Correct but that tax money goes to the stadium authority. For all intents an purposes, Pritzker controls those 6 seats now.

OldMMJ87

I have a question that someone may or may not know the answer to (and may have been mentioned here previously), but when the Sox got their deal for the new ballpark back in the ’80s, didn’t politicians try to make some deal to save a local bar that the White Sox wanted to get rid of? McCuddy’s? Where Babe Ruth would allegedly go in between innings. I thought the Sox didn’t want to have anything around the new Comiskey because they wanted to have all the concessions to themselves.

joe-u4351

McCuddy’s wanted a location on the north side of 35th St.

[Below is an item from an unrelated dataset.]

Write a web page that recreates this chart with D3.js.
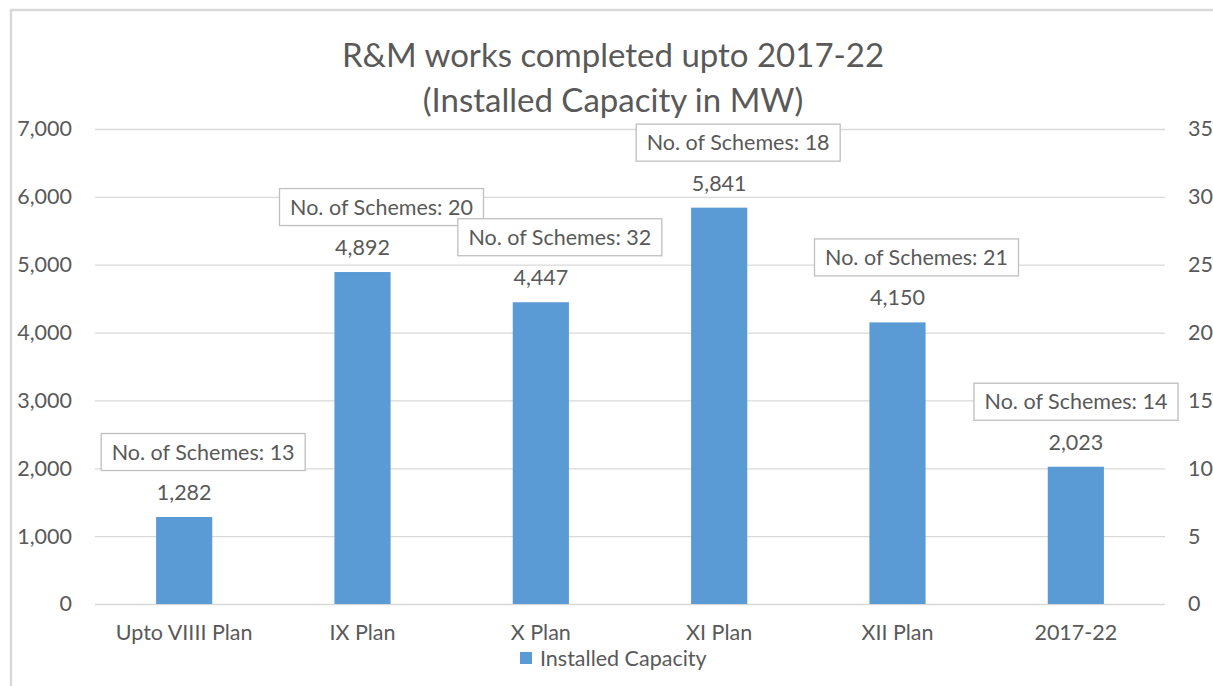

They were denied is location but were offered a location on 33rd st and Wells which they turned down. Yes, the White Sox wanted all of the concession revenue for themselves. So it’s kind of hard to believe that they want to walk away because of lack of entertainment and food venue’s around the ball park. Sound like more of an excuse. I can see a new ownership group asking for this, so maybe that’s what this push is for.

upnorthsox

So it’s kind of hard to believe that they want to walk away because of lack of entertainment and food venue’s around the ball park

Times change, that was 35 years ago. Wrigleyville wasn’t even Wrigleyville back then.

joe-u4351

The original agreement was 35 years ago. The original agreement was for a 20 year period. So, they re-upped the agreement in 2011 for the current one that runs until 2029. Times must have really changed in the last 12 years as they could have made their case for venue’s out side the park in 2011 but chose not to. More of a case with “Monkey see Monkey do” with Atlanta being the model. Braves are on their 3rd stadium in what the last 25 years? Texas rangers are on their second stadium in the last 28 years. In both cases the older stadiums were repurposed for college football use. Chicago and the state of Illinois will need to repurpose both Solder Field and Guaranteed Rate Field or they will have 2 white elephants on their hands.

Wrigleyville is still Lakeview at the end of the day.